ART REVIEWS : Nothing Nostalgic About Tansey’s Works
In conjunction with one of the most important museum exhibitions this season, Mark Tansey’s retrospective at the L.A. County Museum of Art, Kohn Abrams has mounted a small, sharply focused show of the New York artist’s current paintings and drawings. Tansey makes what appear at first glance to be old-fashioned narrative images. And if it initially seems odd that his paintings are rendered in monochrome--cool blues, dusky reds, pale umbers--one is soothed by the fact that they bear the distinctly nostalgic look of discolored photographs or faded news clippings.
Yet there is nothing old-fashioned, nor anything remotely nostalgic about Tansey’s art. Tansey is, in fact, an immensely sophisticated post-modernist--scanning and cannibalizing old magazines and newspapers, as well as theoretical and critical texts, for images and ideas that fuel works that refuse these very distinctions--between image and idea, theory and practice, language and art.
Not that Tansey would relish being labeled a “post-modernist.” Such art-world slogans, avant-garde catch phrases and galleries’ super-added metaphors are his long-embattled nemeses. Two men toss a large, gilt frame down into the bowels of a cave--”Literalists Discarding the Frame”; a group of ennui-plagued Soho-ites celebrate at the “End of History Victory Party.” By literalizing these sacrosanct cliches, Tansey deftly defuses them. Against all expectation, then, he emerges as this generation’s preeminent anti-jargonist.
Art history bills itself as an orthodoxy, a linear progression of techniques, movements and prescriptions. Tansey insists that the history of art is more complex, a circle, perhaps; more likely, a synchronous web.

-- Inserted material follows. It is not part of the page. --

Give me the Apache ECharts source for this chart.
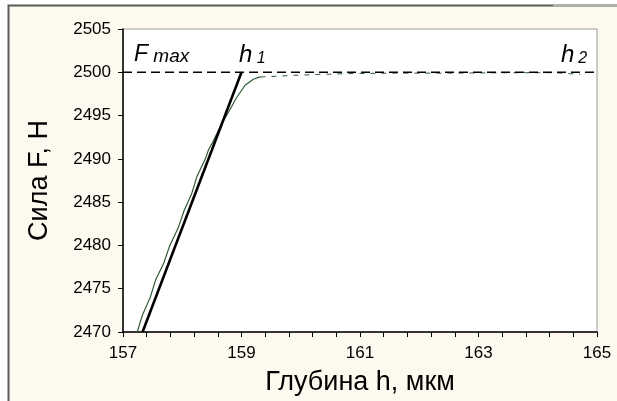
<!DOCTYPE html>
<html>
<head>
<meta charset="utf-8">
<script src="https://cdn.jsdelivr.net/npm/echarts@6/dist/echarts.min.js"></script>
<style>
  html, body { margin: 0; padding: 0; background: #ffffff; }
  #chart { width: 617px; height: 401px; }
</style>
</head>
<body>
<div id="chart"></div>
<script>
// Indentation force curve near the maximum load
const loadDepth = [157.24, 157.33, 157.46, 157.55, 157.69, 157.79, 157.93, 158.03, 158.16, 158.25, 158.39, 158.44, 158.52, 158.66, 158.79, 158.91, 159.06, 159.20, 159.32];
const loadForce = [2470, 2472, 2474, 2476, 2478, 2480, 2482, 2484, 2486, 2488, 2490, 2491, 2492, 2494, 2495.5, 2497, 2498.5, 2499.2, 2499.5];

// Holding at maximum load (creep from h1 to h2)
const holdDepth = [159.32, 159.6, 159.9, 160.3, 160.8, 161.5, 162.5, 163.5, 164.3, 164.72];
const holdForce = [2499.45, 2499.55, 2499.65, 2499.75, 2499.85, 2499.9, 2499.9, 2499.95, 2499.95, 2499.75];

// Linear approximation of the loading branch
const fitDepth = [157.33, 159.0];
const fitForce = [2470, 2500];

// Maximum force level
const fMax = 2500;
const depthRange = [157, 165];

// Axis ticks
const xLabels = [157, 159, 161, 163, 165];
const yMin = 2470, yMax = 2505, yStep = 5;
const xTickStep = 0.4;

const xTicks = [];
for (let i = 0; i <= Math.round((depthRange[1] - depthRange[0]) / xTickStep); i++) {
  xTicks.push(+(depthRange[0] + i * xTickStep).toFixed(2));
}

const zip = (a, b) => a.map((v, i) => [v, b[i]]);

const chart = echarts.init(document.getElementById('chart'), null, { renderer: 'canvas' });
const FONT = 'Liberation Sans, Arial, sans-serif';

chart.setOption({
  animation: false,
  backgroundColor: '#ffffff',
  graphic: [
    {
      type: 'rect', z: -10, silent: true,
      shape: { x: 8.5, y: 5.5, width: 700, height: 500 },
      style: { fill: '#fdf9ee', stroke: '#5a5a5a', lineWidth: 2 }
    },
    {
      type: 'line', z: -9, silent: true,
      shape: { x1: 553, y1: 5.5, x2: 617, y2: 5.5 },
      style: { stroke: '#b5b2ab', lineWidth: 2 }
    },
    {
      type: 'text', left: 134, top: 43, z: 10,
      style: {
        text: '{a|F}{b| max}',
        rich: {
          a: { fontFamily: FONT, fontStyle: 'italic', fontSize: 23, fill: '#000' },
          b: { fontFamily: FONT, fontStyle: 'italic', fontSize: 19, fill: '#000', verticalAlign: 'bottom' }
        }
      }
    },
    {
      type: 'text', left: 239, top: 43, z: 10,
      style: {
        text: '{a|h}{b| 1}',
        rich: {
          a: { fontFamily: FONT, fontStyle: 'italic', fontSize: 24, fill: '#000' },
          b: { fontFamily: FONT, fontStyle: 'italic', fontSize: 16, fill: '#000', verticalAlign: 'bottom' }
        }
      }
    },
    {
      type: 'text', left: 561, top: 43, z: 10,
      style: {
        text: '{a|h}{b|2}',
        rich: {
          a: { fontFamily: FONT, fontStyle: 'italic', fontSize: 24, fill: '#000' },
          b: { fontFamily: FONT, fontStyle: 'italic', fontSize: 16, fill: '#000', verticalAlign: 'bottom', padding: [0, 0, 0, 4] }
        }
      }
    }
  ],
  grid: {
    left: 123, right: 20, top: 29, bottom: 69,
    show: true, backgroundColor: '#ffffff', borderColor: '#9a9a9a', borderWidth: 1
  },
  xAxis: {
    type: 'value',
    min: depthRange[0], max: depthRange[1],
    name: 'Глубина h, мкм',
    nameLocation: 'middle',
    nameGap: 37,
    nameTextStyle: { fontFamily: FONT, fontSize: 27, color: '#000' },
    axisLine: { show: true, onZero: false, lineStyle: { color: '#000', width: 1.5 } },
    axisTick: { show: true, customValues: xTicks, length: 5, lineStyle: { color: '#000' } },
    axisLabel: { customValues: xLabels, margin: 13, fontFamily: FONT, fontSize: 17, color: '#000' },
    splitLine: { show: false }
  },
  yAxis: {
    type: 'value',
    min: yMin, max: yMax, interval: yStep,
    name: 'Сила F, Н',
    nameLocation: 'middle',
    nameGap: 70,
    nameTextStyle: { fontFamily: FONT, fontSize: 27, color: '#000' },
    axisLine: { show: true, onZero: false, lineStyle: { color: '#000', width: 1.5 } },
    axisTick: { show: true, length: 5, lineStyle: { color: '#000' } },
    axisLabel: { margin: 12, fontFamily: FONT, fontSize: 17, color: '#000', formatter: v => String(v) },
    splitLine: { show: false }
  },
  series: [
    {
      name: 'Fmax',
      type: 'line',
      data: zip(depthRange, [fMax, fMax]),
      symbol: 'none',
      lineStyle: { color: '#000', width: 1.6, type: [9, 5] },
      z: 3
    },
    {
      name: 'hold',
      type: 'line',
      data: zip(holdDepth, holdForce),
      symbol: 'none',
      lineStyle: { color: '#2f5a35', width: 1, type: [5, 6] },
      z: 2
    },
    {
      name: 'loading',
      type: 'line',
      data: zip(loadDepth, loadForce),
      symbol: 'none',
      lineStyle: { color: '#2f5a35', width: 1.2 },
      z: 4
    },
    {
      name: 'fit',
      type: 'line',
      data: zip(fitDepth, fitForce),
      symbol: 'none',
      lineStyle: { color: '#000', width: 2.6 },
      z: 5
    }
  ]
});
</script>
</body>
</html>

A painting titled “Lost Watch” juxtaposes differing representations of movement over time: The stars in the sky dissolve into streaks of light, aping the look of time-lapse photography, a bird is caught in flight, resembling an Etienne Jules Marey chronophotograph, and a man sits by the water, watching, trapped in painting’s inescapable stasis. “Lost Watch” is melancholy, but it is also profoundly liberating. Like much of Tansey’s work, it suggests that every “truth” is malleable, relative and subject to the whims of time.
* Mark Tansey at Kohn Abrams Gallery, 9002 Melrose Ave., West Hollywood, (310) 278-8790. Closed Sundays and Mondays, through July 13.
Word Games: Since the 1960s, Reinhard Voigt has been producing gridded paintings of kitschy birds; witty homages to the pixilated imagery of video games; non-objective configurations that wed Mondrian’s neoplasticism to cybernetic neorealism. In his latest show at Angles Gallery, the German-born artist turns to words. Tomatoes , potatoes and artificial coloring are spelled out in minute, black squares set against patches of red, orange and pink, or more somber backgrounds of beige and gray. These gridded image-texts conjure both the nostalgia of the embroidery sampler and the future shock of industrially cultivated farms as seen from the sky. The proliferation of such scientifically plotted parcels of land reifies the slow, but inevitable transformation of nature into culture. So, too, do Voigt’s and, for that matter, all figurative images--though these do so while mourning the very process they accelerate.
The exhibition is titled “In Memory of Petra Kelly,” and indeed, the paintings make oblique reference to the concerns of the recently slain founder of Germany’s Green Party. Like Kelly, who was a continual source of friction both within the German Parliament and her own party, Voigt is an iconoclast. He is concerned with systems building--rigor, precision, unswerving devotion to a predetermined scheme. Yet seduction is also part of the plan--thus, the luscious and/or acrid colors, the fine, hand-drawn lines of the grid, the sly lure of the game board.
The game Voigt plays, however, is not the end game favored by postmodern polemicists. He is less self-consciously smart, more elegiacal. He doesn’t pronounce. He muses--on the boundaries of nature and culture, the line dividing the authentic from the artificial, and foremost, on how to reconcile a socio-cultural with a geopolitical agenda.